I contend that happy churches may continue to have more people, but they aren’t growing. Growing in physical numbers, yes. But growing spiritually, no. It’s pretty clear throughout the teachings of Jesus and Paul that it is through crosses and thorns that people are made to be like Christ. “Blessed are those who hunger and thirst after righteousness for they shall be filled.” Jesus’ road to “happiness” or fulfillment demanded a hunger and thirst for righteousness that can only be born out of selflessness and self-reproach – two things not on my happy list.

Ok, pastors, what are we doing? Do we exist to make people happy, or do we exist to call people to greater commitment to Christ? Ok, church people. How do we judge our pastors? By how “happy” they make us, or by how much they challenge us to trade our human happiness for a greater cause?

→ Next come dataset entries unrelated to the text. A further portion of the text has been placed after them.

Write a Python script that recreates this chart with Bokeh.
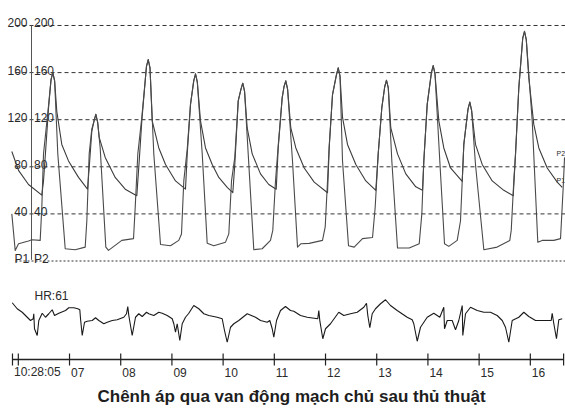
from bokeh.plotting import figure
from bokeh.models import Range1d, Title
from bokeh.embed import file_html
from bokeh.resources import INLINE
from bokeh.core.properties import value

# ---------------- data (time in s after 10:28:00, pressure in mmHg, ECG in mV) -------------
aorta_t = [5.873, 6.004, 6.199, 6.459,
           6.492, 6.537, 6.590, 6.639, 6.674, 6.709,
           6.752, 6.849, 6.980, 7.176, 7.351,
           7.384, 7.435, 7.479, 7.514, 7.549,
           7.580, 7.697, 7.892, 8.088, 8.314,
           8.361, 8.412, 8.478, 8.502, 8.537, 8.572,
           8.615, 8.744, 8.875, 9.070, 9.265,
           9.299, 9.363, 9.426, 9.461, 9.496,
           9.558, 9.656, 9.787, 9.916, 10.080, 10.189,
           10.228, 10.295, 10.349, 10.384, 10.419,
           10.470, 10.568, 10.730, 10.892, 11.037,
           11.076, 11.154, 11.189, 11.224, 11.259,
           11.322, 11.420, 11.584, 11.779, 12.039,
           12.072, 12.136, 12.213, 12.248, 12.283,
           12.332, 12.429, 12.592, 12.787, 12.982,
           13.029, 13.099, 13.156, 13.191, 13.226,
           13.275, 13.406, 13.568, 13.763, 13.894,
           13.920, 13.986, 14.068, 14.103, 14.138,
           14.213, 14.310, 14.441, 14.670,
           14.701, 14.783, 14.818, 14.853,
           14.929, 15.060, 15.256, 15.482, 15.666,
           15.711, 15.775, 15.851, 15.886, 15.921,
           15.970, 16.068, 16.166, 16.330, 16.525, 16.623]
aorta_p = [93, 77, 65, 56,
           68, 96, 130, 154, 160, 153,
           127, 99, 85, 71, 61,
           79, 110, 119, 124.5, 118,
           105, 88, 71, 61, 55.5,
           85, 119, 153, 165, 171, 164,
           119, 96, 82, 68, 61,
           91, 133, 153, 159, 152,
           119, 96, 82, 71, 62.5, 58,
           82, 136, 146, 151, 144,
           113, 91, 74, 65, 61,
           96, 138.6, 148, 153, 146,
           113, 96, 79, 67, 58,
           96, 141, 158, 164, 157,
           122, 99, 82, 68, 60,
           91, 130, 148, 153.5, 147,
           113, 91, 74, 63, 60,
           85, 133, 160, 166, 159,
           119, 96, 79, 67.6,
           99, 129, 135, 128,
           99, 82, 68, 60, 55.5,
           91, 147, 189, 195, 188,
           155.5, 116, 96, 79, 67, 62.5]

lv_t = [5.873, 5.939, 6.004, 6.199, 6.263, 6.427,
        6.459, 6.492, 6.590, 6.639, 6.674, 6.709, 6.771, 6.916, 7.111, 7.306,
        7.338, 7.384, 7.435, 7.479, 7.514, 7.549, 7.599, 7.709, 7.761, 8.021, 8.250,
        8.283, 8.334, 8.412, 8.478, 8.502, 8.537, 8.572, 8.646, 8.777, 8.972, 9.134, 9.187,
        9.232, 9.299, 9.363, 9.426, 9.461, 9.496, 9.592, 9.689, 9.818, 10.047, 10.111,
        10.164, 10.228, 10.295, 10.349, 10.384, 10.419, 10.490, 10.599, 10.763, 10.925, 10.970,
        11.023, 11.076, 11.154, 11.189, 11.224, 11.259, 11.355, 11.453, 11.517, 11.681, 11.941, 11.994,
        12.039, 12.072, 12.136, 12.213, 12.248, 12.283, 12.332, 12.449, 12.560, 12.722, 12.918,
        12.970, 13.029, 13.099, 13.156, 13.191, 13.226, 13.295, 13.406, 13.634, 13.830,
        13.881, 13.920, 13.986, 14.068, 14.103, 14.138, 14.232, 14.324, 14.408, 14.572, 14.636,
        14.670, 14.701, 14.783, 14.818, 14.853, 14.929, 15.092, 15.353, 15.599, 15.627,
        15.677, 15.711, 15.775, 15.851, 15.886, 15.921, 16.037, 16.146, 16.232, 16.459, 16.590,
        16.642, 16.668]
lv_p = [40, 9, 14.6, 17, 18, 17.5,
        45.6, 91, 132, 154, 160, 153, 91, 10.4, 9.6, 11.8,
        34, 91, 112, 119, 124.5, 118, 96, 11.8, 9, 17.5, 19,
        45.6, 91, 122, 153, 165, 171, 164, 91, 14, 13, 17.5, 23,
        68, 95, 133, 153, 159, 152, 91, 15, 13, 16, 23,
        68, 88, 136, 146, 151, 144, 91, 9.6, 10.4, 17.5, 26,
        68, 98, 139, 148, 153, 146, 85, 11.8, 14.6, 15, 17.5, 29,
        68, 98, 141, 158, 164, 157, 85, 13, 11.8, 19, 20,
        45.6, 91, 130, 148, 153.5, 147, 85, 11, 11, 14.6,
        40, 85, 133, 160, 166, 159, 85, 14.6, 12.4, 17.5, 34,
        68, 99, 129, 135, 128, 82, 9.6, 11.8, 17.5, 26,
        68, 91, 147, 189, 195, 188, 119, 16, 17.5, 17.5, 19,
        62.5, 88]

ecg_t = [5.881, 5.978, 6.076, 6.174, 6.238, 6.291, 6.302, 6.316, 6.369, 6.400, 6.467, 6.531,
         6.595, 6.662, 6.707, 6.791, 6.922, 6.986, 7.084, 7.162, 7.201, 7.215, 7.248, 7.293,
         7.345, 7.443, 7.508, 7.572, 7.670, 7.736, 7.834, 7.931, 8.060, 8.113, 8.138, 8.158,
         8.224, 8.289, 8.353, 8.420, 8.504, 8.548, 8.646, 8.744, 8.810, 8.908, 9.006, 9.037,
         9.070, 9.103, 9.154, 9.201, 9.265, 9.330, 9.427, 9.525, 9.623, 9.720, 9.884, 9.982,
         10.027, 10.080, 10.144, 10.209, 10.306, 10.470, 10.633, 10.730, 10.861, 10.912, 10.959,
         10.990, 11.043, 11.121, 11.218, 11.316, 11.381, 11.511, 11.642, 11.849, 11.869, 11.888,
         11.947, 12.000, 12.097, 12.259, 12.357, 12.488, 12.619, 12.748, 12.800, 12.826, 12.865,
         12.912, 12.976, 13.074, 13.172, 13.269, 13.400, 13.595, 13.693, 13.724, 13.791, 13.855,
         13.986, 14.115, 14.232, 14.310, 14.324, 14.377, 14.474, 14.539, 14.603, 14.670, 14.681,
         14.734, 14.832, 14.963, 15.092, 15.222, 15.353, 15.451, 15.515, 15.580, 15.646, 15.775,
         15.873, 15.970, 16.101, 16.408, 16.427, 16.459, 16.511, 16.556, 16.623]
ecg_mv = [0.55, 0.31, 0.17, -0.03, -0.16, -0.09, 0.11, -0.49, -0.76, -0.16, 0.13, -0.03,
          0.11, 0.27, 0.04, 0.13, 0.24, 0.35, 0.35, 0.31, 0.27, -0.09, -0.76, -0.23,
          -0.19, -0.16, -0.05, -0.16, -0.29, -0.23, -0.16, -0.13, -0.03, 0.11, 0.40, 0.04,
          -0.76, -0.03, 0.11, 0.00, 0.17, 0.11, 0.04, 0.17, 0.13, 0.04, -0.09, -0.29,
          -0.63, -0.29, -0.96, -0.29, -0.03, 0.13, 0.44, 0.31, 0.11, 0.04, -0.03, -0.09,
          -0.56, -1.03, -0.43, -0.29, -0.16, 0.11, -0.03, -0.16, -0.23, -0.16, -0.49,
          -0.83, -0.16, 0.24, 0.40, 0.24, 0.21, 0.04, -0.03, -0.09, 0.24, -0.16,
          -0.89, -0.49, -0.29, 0.17, 0.04, 0.11, 0.17, 0.37, 0.53, 0.04, -0.45,
          0.11, 0.31, 0.51, 0.67, 0.44, 0.24, -0.03, -0.13, -0.29, -0.99, -0.43,
          -0.03, 0.13, -0.03, 0.37, -0.49, -0.16, -0.16, -0.53, -0.16, 0.44, -0.76,
          0.11, 0.37, 0.24, 0.17, 0.17, 0.04, -0.16, -0.43, -1.03, -0.16, -0.03,
          0.17, 0.00, -0.16, -0.16, 0.13, -0.29, -0.89, -0.13, -0.09]

grid_levels = [200, 160, 120, 80, 40]
zero_level = [0]
scale_labels = ["200", "160", "120", "80", "40"]
channel_labels = ["P1", "P2"]
time_ticks = [5.886, 6, 7, 8, 9, 10, 11, 12, 13, 14, 15, 16]
time_end = 16.65
time_labels = ["10:28:05", "", "07", "08", "09", "10", "11", "12", "13", "14", "15", "16"]
hr_text = ["HR:61"]
title_text = "Chênh áp qua van động mạch chủ sau thủ thuật"

# ---------------- figure -------------
FONT = "Liberation Sans"
TXT = "#2a2a2a"
LINE = "#3c3c3c"

p = figure(frame_width=565, frame_height=382, output_backend="svg", toolbar_location=None,
           x_range=Range1d(5.652, 16.687), y_range=Range1d(-103.18, 221.23),
           x_axis_type=None, y_axis_type=None, min_border=0,
           outline_line_color=None, background_fill_color="white", border_fill_color="white")
# helper ranges in page pixel units (for layout elements only)
p.extra_x_ranges = {"px": Range1d(0, 565)}
p.extra_y_ranges = {"py": Range1d(382, 0), "ecg": Range1d(-2.64, 12.64)}

# pressure grid
p.segment(x0=15, x1=565, y0=grid_levels, y1=grid_levels, x_range_name="px",
          line_color="#333333", line_width=1, line_dash="4 3")
p.segment(x0=15, x1=565, y0=zero_level, y1=zero_level, x_range_name="px",
          line_color="#333333", line_width=1, line_dash="2 2")
# vertical scale line
p.segment(x0=[31], x1=[31], y0=[1], y1=[200], x_range_name="px",
          line_color="#555555", line_width=1)

# scale labels
p.text(x=27, y=grid_levels, text=scale_labels, x_range_name="px", y_offset=-2.5,
       text_align="right", text_baseline="alphabetic", text_font=value(FONT),
       text_font_size="12px", text_color=TXT)
p.text(x=33.5, y=grid_levels, text=scale_labels, x_range_name="px", y_offset=-2.5,
       text_align="left", text_baseline="alphabetic", text_font=value(FONT),
       text_font_size="12px", text_color=TXT)
p.text(x=[14, 33.5], y=[0, 0], text=channel_labels, x_range_name="px", y_offset=-2.5,
       text_align="left", text_baseline="alphabetic", text_font=value(FONT),
       text_font_size="12px", text_color=TXT)
# small channel tags at right edge
p.text(x=[556, 556], y=[153, 180], text=["P2", "P1"], x_range_name="px", y_range_name="py",
       text_align="left", text_baseline="alphabetic", text_font=value(FONT),
       text_font_size="7px", text_color=TXT)

# pressure traces
p.line(aorta_t, aorta_p, line_color=LINE, line_width=1.1, line_join="round")
p.line(lv_t, lv_p, line_color="#4a4a4a", line_width=1.1, line_join="round")

# ECG
p.text(x=34, y=295, text=hr_text, x_range_name="px", y_range_name="py",
       text_align="left", text_baseline="alphabetic", text_font=value(FONT),
       text_font_size="12px", text_color=TXT)
p.line(ecg_t, ecg_mv, y_range_name="ecg", line_color="#1a1a1a", line_width=1.1)

# time axis
p.segment(x0=[time_ticks[0]], x1=[time_end], y0=[359], y1=[359], y_range_name="py",
          line_color="#222222", line_width=1.6)
p.segment(x0=time_ticks + [time_end], x1=time_ticks + [time_end], y0=353, y1=365,
          y_range_name="py", line_color="#222222", line_width=1.2)
p.text(x=time_ticks, y=371.5, text=time_labels, y_range_name="py", x_offset=1.5,
       text_align="left", text_baseline="alphabetic", text_font=value(FONT),
       text_font_size="12px", text_color=TXT)

# title
p.add_layout(Title(text=title_text, align="left", offset=97, standoff=5,
                   text_font=FONT, text_font_size="17px", text_font_style="bold",
                   text_color="#1e1e1e"), "below")

open("out.html", "w").write(file_html(p, INLINE))
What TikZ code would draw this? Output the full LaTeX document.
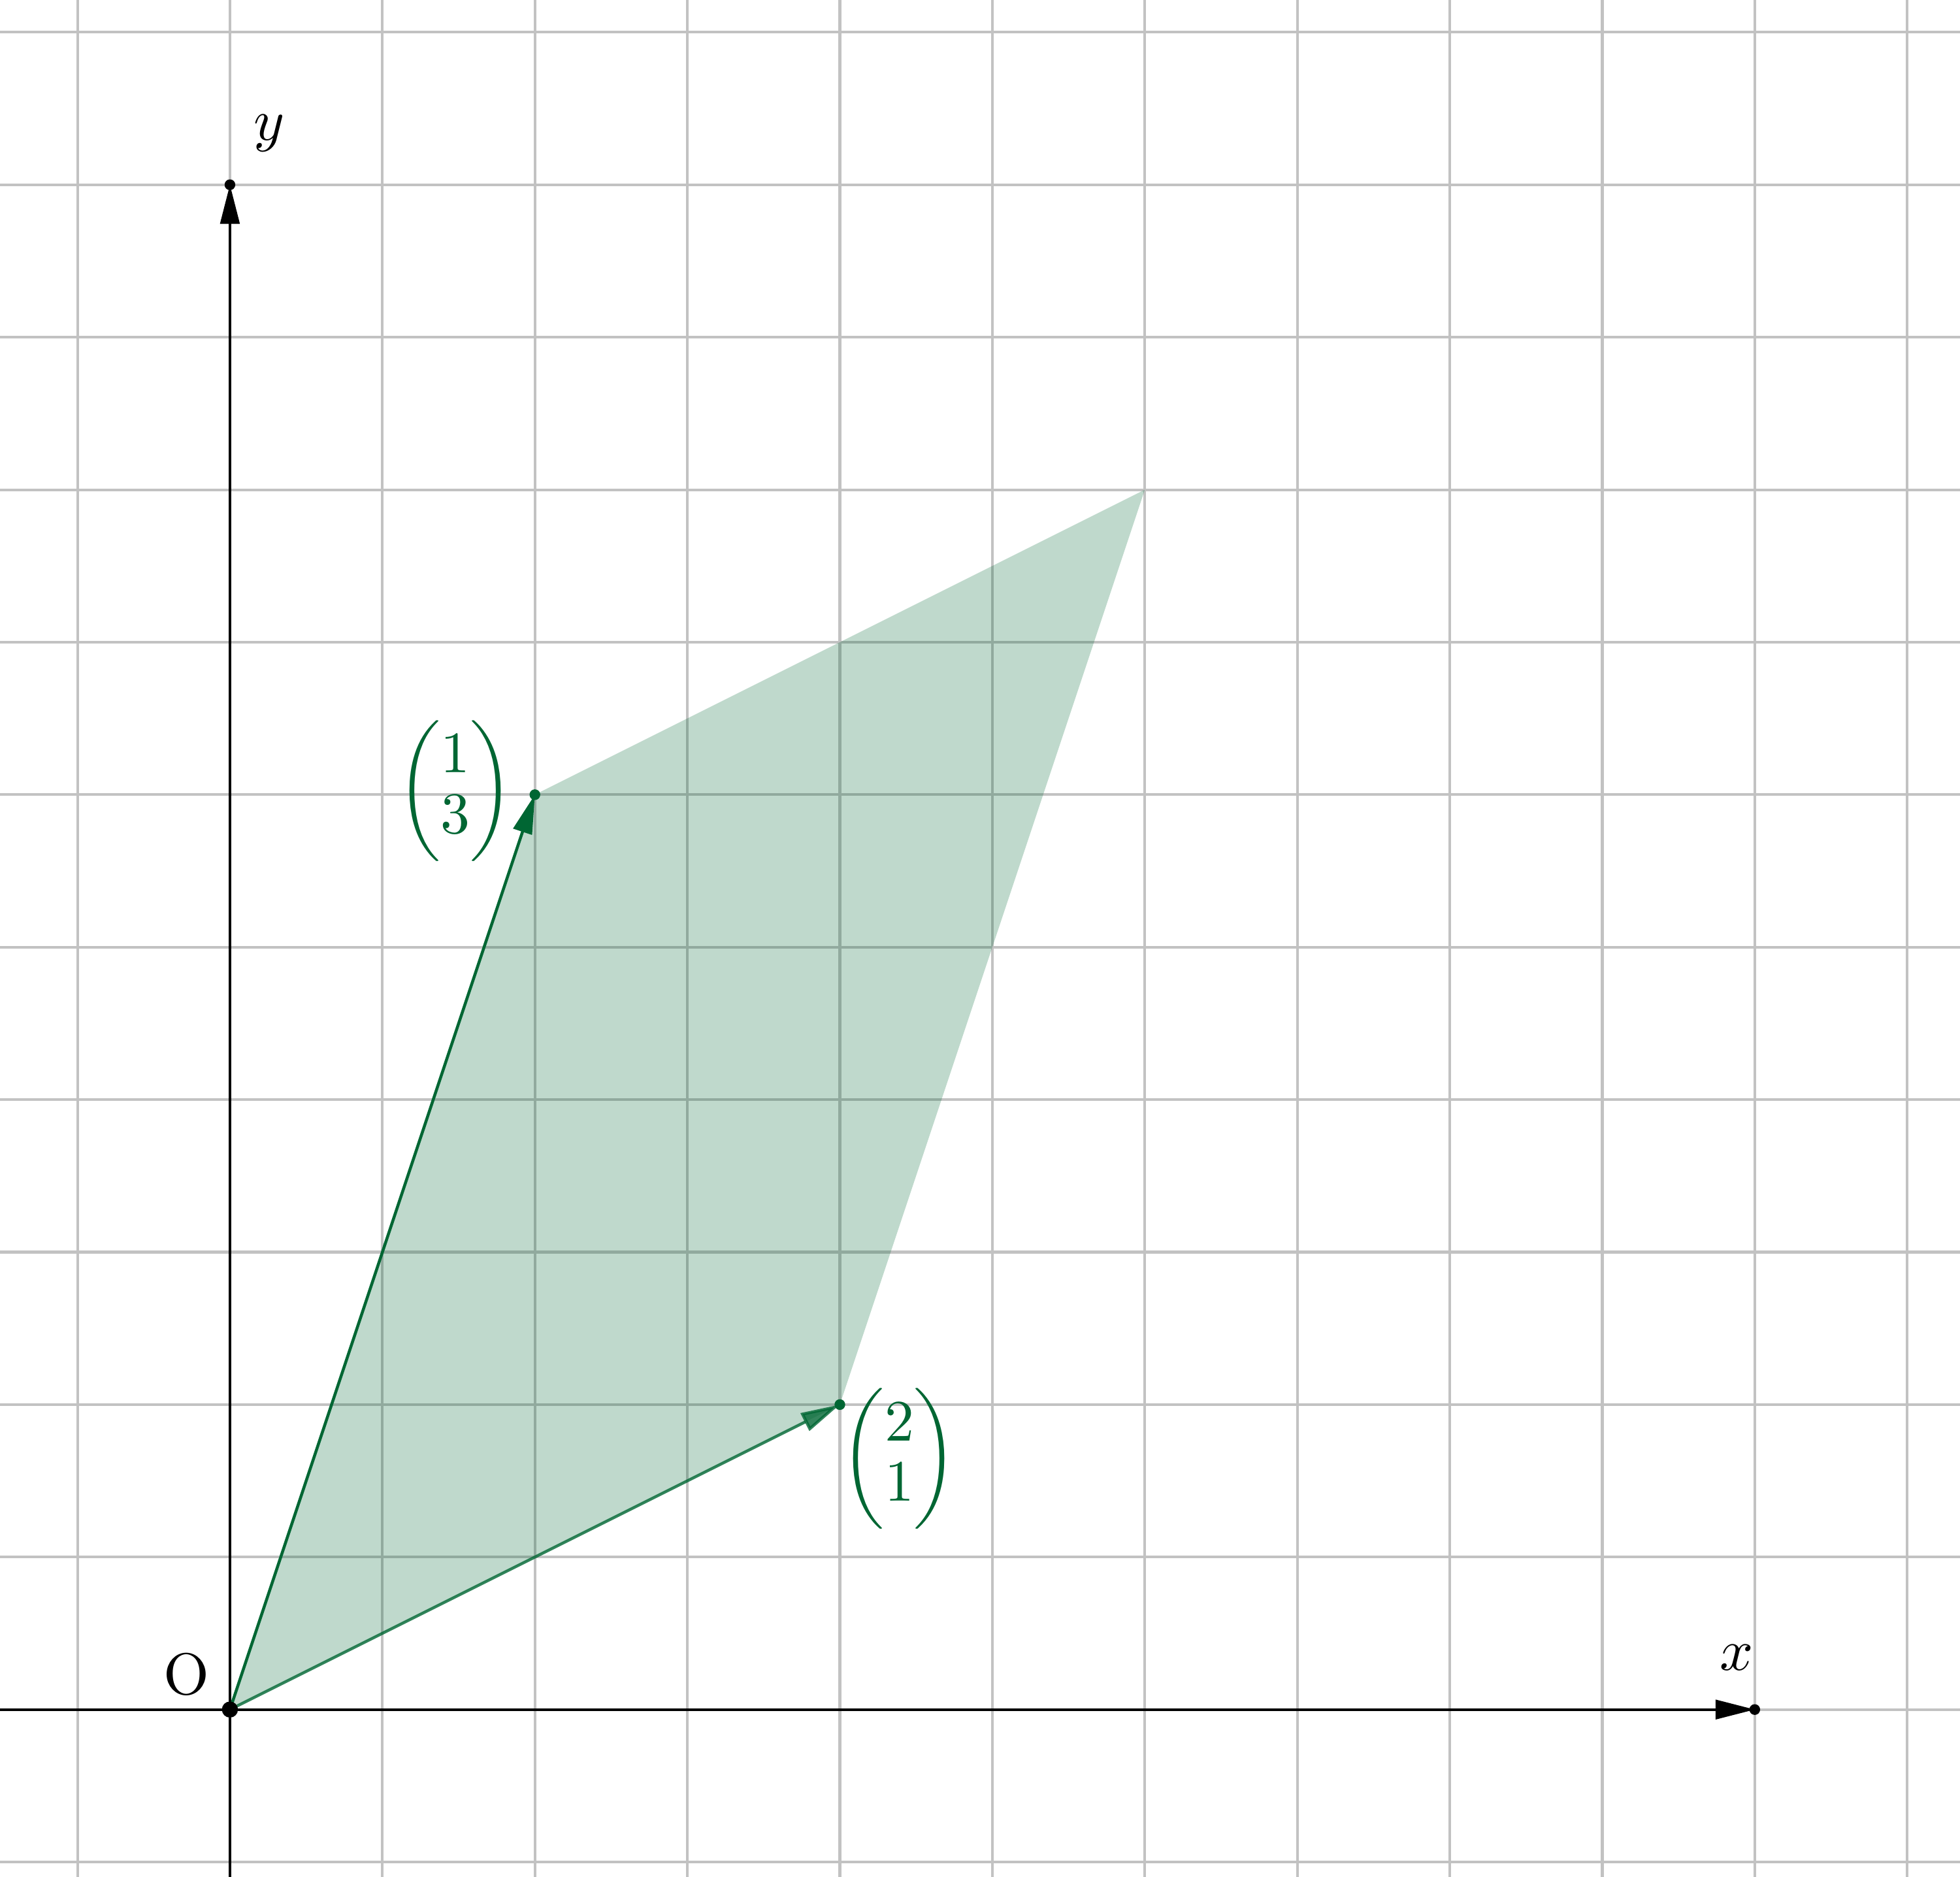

Saturday, September 03, 2005

Getting out of the cheap seats

My sons and I enjoyed a Washingon Nationals game tonight. Being the cheap guy that I am, I got us the cheapest tickets in the upper atmosphere. We climbed to the top of RFK and we were so high up, there wasn't a person behind us. My first thought was how dead the game felt. Crowd was hardly into it. I could see so many empty seats up there where we were. I wondered how it was that anyone could really be a Nationals fan with this kind of setting.

A few innings later, the boys needed to go to the bathroom, and I dreaded the long climb back into the upper atmosphere. So we hunted for seats down low. We ended up sitting very close right where all the action was. All of a sudden, the crowd was so into it. The noise was deafening. Every swing of the bat seemed like the biggest event in DC history.

Then I realized what my problem had been. I was too far from the action. And from the cheap seats, the experience seemed dead. But down where the crowd was, all that changed. The place was alive and electric with enthusiasm.

Maybe this explains the vastly different attitudes I see in the church. Some think it's dead, only see the negative, and complain that nothing's getting done. Then there are those who live and breath the church, live and breath Christ, live and breath his presence. What's the difference? Some look in on Christ's goings-on a few hours a month. Others saturate themselves in all that Christ is.

Once again, I'm compelled by the difference between observing religion and experiencing Christ.